Requirements — Select every line holding the word "chart" and copy it.
### Raw data
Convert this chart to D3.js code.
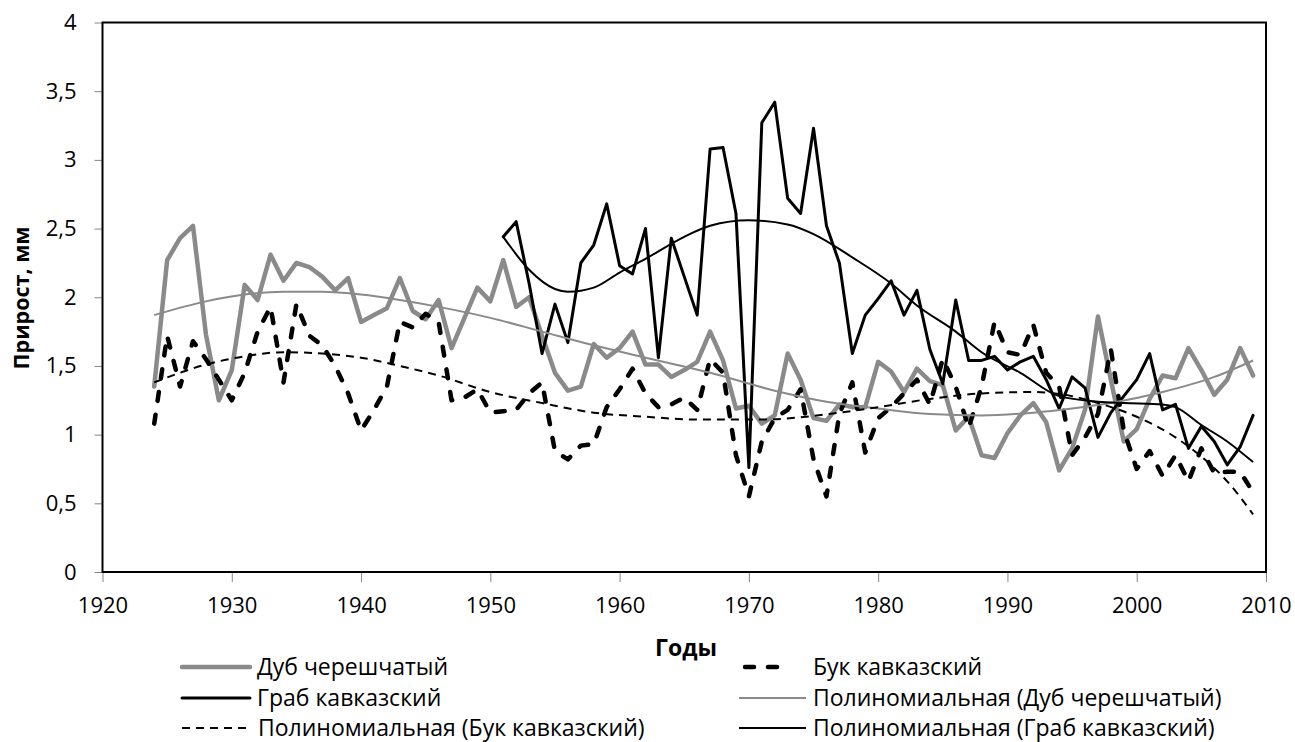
<!DOCTYPE html>
<html><head><meta charset="utf-8">
<script src="https://cdn.jsdelivr.net/npm/d3@7"></script>
<style>
html,body{margin:0;padding:0;background:#fff;}
svg text{font-family:"Open Sans","Noto Sans",sans-serif;fill:#000;}
</style></head>
<body><svg id="chart" width="1295" height="742"></svg>
<script>
// ---- data ----
const dubStart = 1924;
const dub = [1.35,2.27,2.43,2.52,1.73,1.25,1.47,2.09,1.98,2.31,2.12,2.25,2.22,2.15,2.05,2.14,
  1.82,1.87,1.92,2.14,1.90,1.84,1.98,1.63,1.85,2.07,1.97,2.27,1.93,2.00,1.72,1.45,1.32,1.35,1.66,1.56,
  1.63,1.75,1.51,1.51,1.42,1.47,1.53,1.75,1.54,1.19,1.21,1.08,1.14,1.59,1.40,1.12,1.10,1.22,1.20,1.20,
  1.53,1.46,1.31,1.48,1.39,1.36,1.03,1.13,0.85,0.83,1.01,1.14,1.23,1.09,0.74,0.90,1.18,1.86,1.40,0.95,
  1.04,1.26,1.43,1.41,1.63,1.47,1.29,1.40,1.63,1.43];
const bukStart = 1924;
const buk = [1.08,1.72,1.35,1.68,1.55,1.40,1.25,1.45,1.75,1.93,1.38,1.95,1.72,1.65,1.50,1.30,
  1.03,1.18,1.35,1.82,1.78,1.88,1.82,1.25,1.27,1.33,1.16,1.17,1.18,1.30,1.38,0.88,0.82,0.92,0.93,1.20,
  1.33,1.48,1.30,1.20,1.22,1.27,1.18,1.55,1.45,0.85,0.55,0.95,1.12,1.18,1.33,0.82,0.55,1.15,1.38,0.87,
  1.12,1.20,1.30,1.40,1.22,1.55,1.35,1.05,1.35,1.82,1.60,1.58,1.80,1.45,1.35,0.85,0.98,1.15,1.62,1.03,
  0.75,0.88,0.70,0.85,0.66,0.90,0.72,0.73,0.73,0.58];
const grabStart = 1951;
const grab = [2.44,2.55,2.10,1.59,1.95,1.67,2.25,2.38,2.68,2.23,2.17,2.50,1.56,2.43,2.15,1.87,
  3.08,3.09,2.61,0.76,3.27,3.42,2.72,2.61,3.23,2.52,2.25,1.59,1.87,1.99,2.12,1.87,2.05,1.62,1.37,1.98,
  1.54,1.54,1.57,1.47,1.53,1.57,1.40,1.19,1.42,1.34,0.98,1.16,1.28,1.40,1.59,1.18,1.22,0.90,1.06,0.95,
  0.78,0.91,1.14];

// polynomial trend lines
const dubTrendYears = [1924,1928,1931,1934,1937,1940,1943,1946,1950,1954,1958,1962,1967,1972,1976,1980,1984,1988,1992,1995,1998,2002,2006,2009];
const dubTrend      = [1.87,1.97,2.02,2.04,2.04,2.02,1.98,1.93,1.85,1.75,1.65,1.56,1.45,1.32,1.24,1.19,1.15,1.14,1.16,1.19,1.23,1.31,1.42,1.54];
const bukTrendYears = [1924,1928,1931,1934,1937,1940,1943,1946,1950,1954,1958,1962,1966,1971,1977,1980,1984,1988,1992,1995,1997,2000,2003,2005,2007,2009];
const bukTrend      = [1.38,1.51,1.57,1.60,1.59,1.56,1.50,1.43,1.31,1.23,1.16,1.13,1.11,1.11,1.16,1.20,1.26,1.30,1.31,1.28,1.23,1.13,0.98,0.84,0.66,0.42];
const grabTrendYears = [1951,1953,1955,1956,1958,1960,1962,1965,1967,1970,1973,1975,1978,1981,1983,1986,1988,1991,1994,1997,1999,2002,2003,2005,2007,2009];
const grabTrend      = [2.44,2.20,2.06,2.04,2.07,2.18,2.28,2.44,2.52,2.56,2.53,2.46,2.29,2.10,1.94,1.75,1.60,1.45,1.28,1.24,1.23,1.22,1.20,1.07,0.95,0.80];

const xTicks = [1920,1930,1940,1950,1960,1970,1980,1990,2000,2010];
const yTicks = [0,0.5,1,1.5,2,2.5,3,3.5,4];
const xTitle = "Годы";
const yTitle = "Прирост, мм";
const legendLabels = ["Дуб черешчатый","Бук кавказский","Граб кавказский",
  "Полиномиальная (Дуб черешчатый)","Полиномиальная (Бук кавказский)","Полиномиальная (Граб кавказский)"];

// ---- drawing ----
const svg = d3.select("#chart");
const x = d3.scaleLinear().domain([1920,2010]).range([102.5,1266]);
const y = d3.scaleLinear().domain([0,4]).range([572,22.5]);

const GRAY = "#8a8a8a";
const styles = {
  dub:  {stroke:GRAY, width:4.5, dash:null, cap:"round"},
  buk:  {stroke:"#000", width:4.5, dash:"9,14", cap:"round"},
  grab: {stroke:"#000", width:3, dash:null, cap:"round"},
  dubT: {stroke:GRAY, width:2, dash:null, cap:"butt"},
  bukT: {stroke:"#000", width:2, dash:"8,6", cap:"butt"},
  grabT:{stroke:"#000", width:2, dash:null, cap:"butt"}
};

// axes
const yAxis = d3.axisLeft(y).tickValues(yTicks).tickSize(8).tickPadding(18)
  .tickFormat(d => String(d).replace(".", ","));
const xAxis = d3.axisBottom(x).tickValues(xTicks).tickSize(10).tickPadding(15).tickFormat(d3.format("d"));

const gy = svg.append("g").attr("transform","translate(102.5,0)").call(yAxis);
const gx = svg.append("g").attr("transform","translate(0,572)").call(xAxis);
[gx,gy].forEach(g=>{
  g.select(".domain").remove();
  g.selectAll(".tick line").attr("stroke","#868686").attr("stroke-width",1);
  g.selectAll(".tick text").style("font-size","22px").attr("fill","#000");
});

// plot border
svg.append("rect").attr("x",x(1920)).attr("y",y(4))
  .attr("width",x(2010)-x(1920)).attr("height",y(0)-y(4))
  .attr("fill","none").attr("stroke","#000").attr("stroke-width",2);

function seriesPoints(start, vals){ return vals.map((v,i)=>[start+i, v]); }
const lineStraight = d3.line().x(d=>x(d[0])).y(d=>y(d[1]));
const lineSmooth = d3.line().x(d=>x(d[0])).y(d=>y(d[1])).curve(d3.curveMonotoneX);

function drawPath(pts, st, gen){
  const p = svg.append("path").datum(pts).attr("d", gen)
    .attr("fill","none").attr("stroke",st.stroke).attr("stroke-width",st.width)
    .attr("stroke-linejoin","round").attr("stroke-linecap",st.cap);
  if (st.dash) p.attr("stroke-dasharray", st.dash);
}
drawPath(seriesPoints(dubStart,dub), styles.dub, lineStraight);
drawPath(seriesPoints(bukStart,buk), styles.buk, lineStraight);
drawPath(seriesPoints(grabStart,grab), styles.grab, lineStraight);
drawPath(dubTrendYears.map((yr,i)=>[yr,dubTrend[i]]), styles.dubT, lineSmooth);
drawPath(bukTrendYears.map((yr,i)=>[yr,bukTrend[i]]), styles.bukT, lineSmooth);
drawPath(grabTrendYears.map((yr,i)=>[yr,grabTrend[i]]), styles.grabT, lineSmooth);

// axis titles
svg.append("text").attr("x",686).attr("y",656).attr("text-anchor","middle")
  .style("font-size","23px").style("font-weight","700").text(xTitle);
svg.append("text").attr("transform","translate(29,298) rotate(-90)").attr("text-anchor","middle")
  .style("font-size","21.5px").style("font-weight","700").text(yTitle);

// legend
const legendItems = [
  {label:legendLabels[0], st:styles.dub,  x0:182, x1:250, tx:257, cy:667},
  {label:legendLabels[1], st:styles.buk,  x0:745, x1:777, tx:813, cy:667},
  {label:legendLabels[2], st:styles.grab, x0:182, x1:250, tx:257, cy:698},
  {label:legendLabels[3], st:styles.dubT, x0:739, x1:806, tx:813, cy:698},
  {label:legendLabels[4], st:styles.bukT, x0:182, x1:248, tx:258, cy:728},
  {label:legendLabels[5], st:styles.grabT,x0:739, x1:806, tx:813, cy:728}
];
const lg = svg.append("g");
legendItems.forEach(it=>{
  const l = lg.append("line").attr("x1",it.x0).attr("x2",it.x1).attr("y1",it.cy).attr("y2",it.cy)
    .attr("stroke",it.st.stroke).attr("stroke-width",it.st.width).attr("stroke-linecap",it.st.cap);
  if (it.st.dash) l.attr("stroke-dasharray", it.st.dash);
  lg.append("text").attr("x",it.tx).attr("y",it.cy).attr("dy","0.35em")
    .style("font-size","23px").text(it.label);
});
</script>
</body></html>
######
Complete output —
Convert this chart to D3.js code.
<body><svg id="chart" width="1295" height="742"></svg>
const svg = d3.select("#chart");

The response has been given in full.